- [STORED DATA]
--- START ---
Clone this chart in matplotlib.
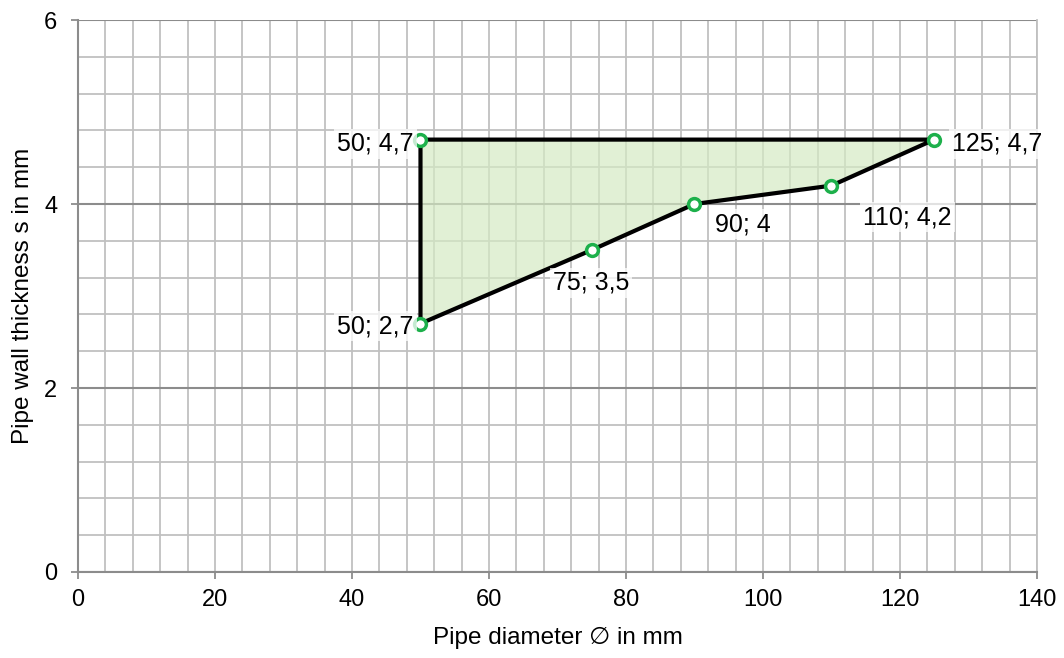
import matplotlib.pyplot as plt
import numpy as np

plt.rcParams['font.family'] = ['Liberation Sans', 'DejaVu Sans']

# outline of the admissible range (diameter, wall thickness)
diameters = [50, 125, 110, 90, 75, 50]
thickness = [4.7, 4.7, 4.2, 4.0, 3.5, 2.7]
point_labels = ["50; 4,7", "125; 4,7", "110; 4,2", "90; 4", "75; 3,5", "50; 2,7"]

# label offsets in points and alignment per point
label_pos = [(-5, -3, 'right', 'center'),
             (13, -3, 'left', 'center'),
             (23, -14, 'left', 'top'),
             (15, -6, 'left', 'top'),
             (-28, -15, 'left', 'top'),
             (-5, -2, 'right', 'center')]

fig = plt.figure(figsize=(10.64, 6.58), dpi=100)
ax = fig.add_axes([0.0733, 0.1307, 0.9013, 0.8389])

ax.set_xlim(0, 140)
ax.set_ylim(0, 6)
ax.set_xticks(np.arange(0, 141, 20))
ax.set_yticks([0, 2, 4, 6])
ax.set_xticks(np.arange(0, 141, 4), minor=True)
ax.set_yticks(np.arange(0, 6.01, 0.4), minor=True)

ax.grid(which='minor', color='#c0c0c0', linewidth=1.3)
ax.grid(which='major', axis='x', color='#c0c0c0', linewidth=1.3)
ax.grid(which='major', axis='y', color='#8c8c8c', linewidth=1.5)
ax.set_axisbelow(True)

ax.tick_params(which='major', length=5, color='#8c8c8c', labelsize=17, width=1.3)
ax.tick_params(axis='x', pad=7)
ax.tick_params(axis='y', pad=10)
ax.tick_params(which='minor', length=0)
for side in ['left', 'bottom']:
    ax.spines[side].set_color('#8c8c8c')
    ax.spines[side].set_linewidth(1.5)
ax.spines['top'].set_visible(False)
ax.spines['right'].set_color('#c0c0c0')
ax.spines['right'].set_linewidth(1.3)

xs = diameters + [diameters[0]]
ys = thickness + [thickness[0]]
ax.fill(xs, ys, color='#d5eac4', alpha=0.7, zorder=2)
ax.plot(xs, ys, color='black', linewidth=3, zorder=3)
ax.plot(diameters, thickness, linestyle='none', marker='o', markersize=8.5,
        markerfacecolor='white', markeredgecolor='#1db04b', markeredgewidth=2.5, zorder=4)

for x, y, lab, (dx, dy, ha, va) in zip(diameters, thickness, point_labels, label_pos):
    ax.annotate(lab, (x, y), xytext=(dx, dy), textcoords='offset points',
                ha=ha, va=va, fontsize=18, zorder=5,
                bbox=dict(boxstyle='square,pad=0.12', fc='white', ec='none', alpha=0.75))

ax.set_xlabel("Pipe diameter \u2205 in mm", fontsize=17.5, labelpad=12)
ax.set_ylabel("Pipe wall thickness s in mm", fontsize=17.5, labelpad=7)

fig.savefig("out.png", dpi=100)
--- END ---
--- START ---
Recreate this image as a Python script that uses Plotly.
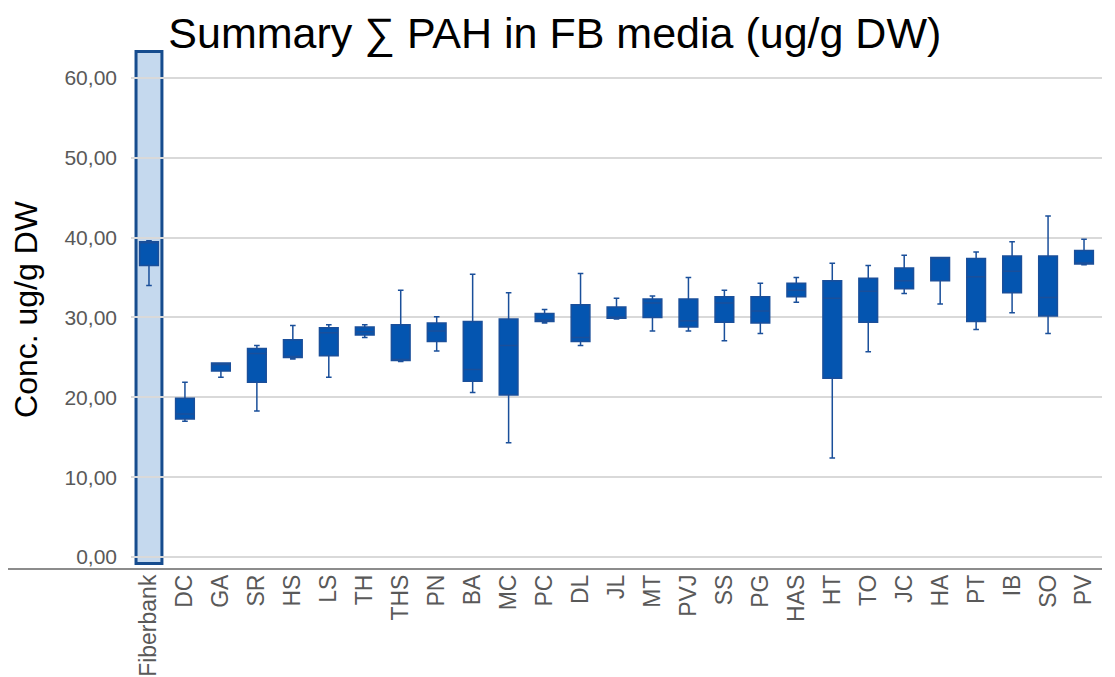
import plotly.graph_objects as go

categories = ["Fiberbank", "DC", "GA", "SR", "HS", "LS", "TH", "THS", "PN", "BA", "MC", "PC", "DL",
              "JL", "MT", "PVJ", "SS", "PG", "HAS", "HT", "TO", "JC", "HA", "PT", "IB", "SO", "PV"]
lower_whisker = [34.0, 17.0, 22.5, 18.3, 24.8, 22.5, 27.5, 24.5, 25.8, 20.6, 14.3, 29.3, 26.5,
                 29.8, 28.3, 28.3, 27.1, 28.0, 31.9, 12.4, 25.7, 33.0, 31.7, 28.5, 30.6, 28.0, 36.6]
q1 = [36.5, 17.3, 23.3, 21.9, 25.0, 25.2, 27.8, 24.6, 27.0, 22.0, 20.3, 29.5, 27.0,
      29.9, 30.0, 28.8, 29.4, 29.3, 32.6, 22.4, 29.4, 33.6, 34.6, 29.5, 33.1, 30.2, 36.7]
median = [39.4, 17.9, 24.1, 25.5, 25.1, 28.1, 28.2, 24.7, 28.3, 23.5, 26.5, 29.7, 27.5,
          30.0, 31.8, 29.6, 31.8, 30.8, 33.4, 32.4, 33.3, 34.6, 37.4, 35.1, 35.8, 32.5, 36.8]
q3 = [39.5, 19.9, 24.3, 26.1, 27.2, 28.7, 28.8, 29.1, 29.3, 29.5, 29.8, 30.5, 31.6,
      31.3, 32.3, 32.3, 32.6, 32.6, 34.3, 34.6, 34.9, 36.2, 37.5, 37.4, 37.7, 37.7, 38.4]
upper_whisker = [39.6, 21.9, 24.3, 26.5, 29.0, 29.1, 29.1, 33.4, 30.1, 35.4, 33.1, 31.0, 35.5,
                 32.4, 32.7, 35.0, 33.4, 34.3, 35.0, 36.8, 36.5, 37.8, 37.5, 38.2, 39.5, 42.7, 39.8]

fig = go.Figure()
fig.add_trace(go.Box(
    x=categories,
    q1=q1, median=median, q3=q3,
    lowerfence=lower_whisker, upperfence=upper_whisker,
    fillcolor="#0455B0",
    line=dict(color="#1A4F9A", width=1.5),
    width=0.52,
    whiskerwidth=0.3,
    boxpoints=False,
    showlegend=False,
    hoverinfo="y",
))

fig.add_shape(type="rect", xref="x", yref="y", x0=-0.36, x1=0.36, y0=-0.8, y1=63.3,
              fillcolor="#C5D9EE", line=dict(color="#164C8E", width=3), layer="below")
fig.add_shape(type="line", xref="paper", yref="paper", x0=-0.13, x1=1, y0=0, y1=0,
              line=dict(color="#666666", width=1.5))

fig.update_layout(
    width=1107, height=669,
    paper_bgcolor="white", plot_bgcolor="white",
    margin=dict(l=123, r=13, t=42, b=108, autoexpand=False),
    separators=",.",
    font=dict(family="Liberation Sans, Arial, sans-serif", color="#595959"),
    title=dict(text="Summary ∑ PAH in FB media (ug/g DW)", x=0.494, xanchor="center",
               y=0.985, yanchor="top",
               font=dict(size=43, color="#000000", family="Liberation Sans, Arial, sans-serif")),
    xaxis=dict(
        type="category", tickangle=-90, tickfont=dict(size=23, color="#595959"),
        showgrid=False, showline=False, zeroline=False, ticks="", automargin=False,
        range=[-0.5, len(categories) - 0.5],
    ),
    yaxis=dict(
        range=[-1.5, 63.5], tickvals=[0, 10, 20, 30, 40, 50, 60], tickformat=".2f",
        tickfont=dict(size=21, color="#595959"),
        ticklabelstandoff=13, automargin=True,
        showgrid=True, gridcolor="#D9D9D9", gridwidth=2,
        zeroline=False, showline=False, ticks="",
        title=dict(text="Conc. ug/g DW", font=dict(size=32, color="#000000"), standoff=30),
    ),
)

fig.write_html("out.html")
--- END ---
- [EXERCISE BRIEF]
Counting only lines of the data above that hold "this", report the total and nothing else.

- [RESPONSE BELOW]
2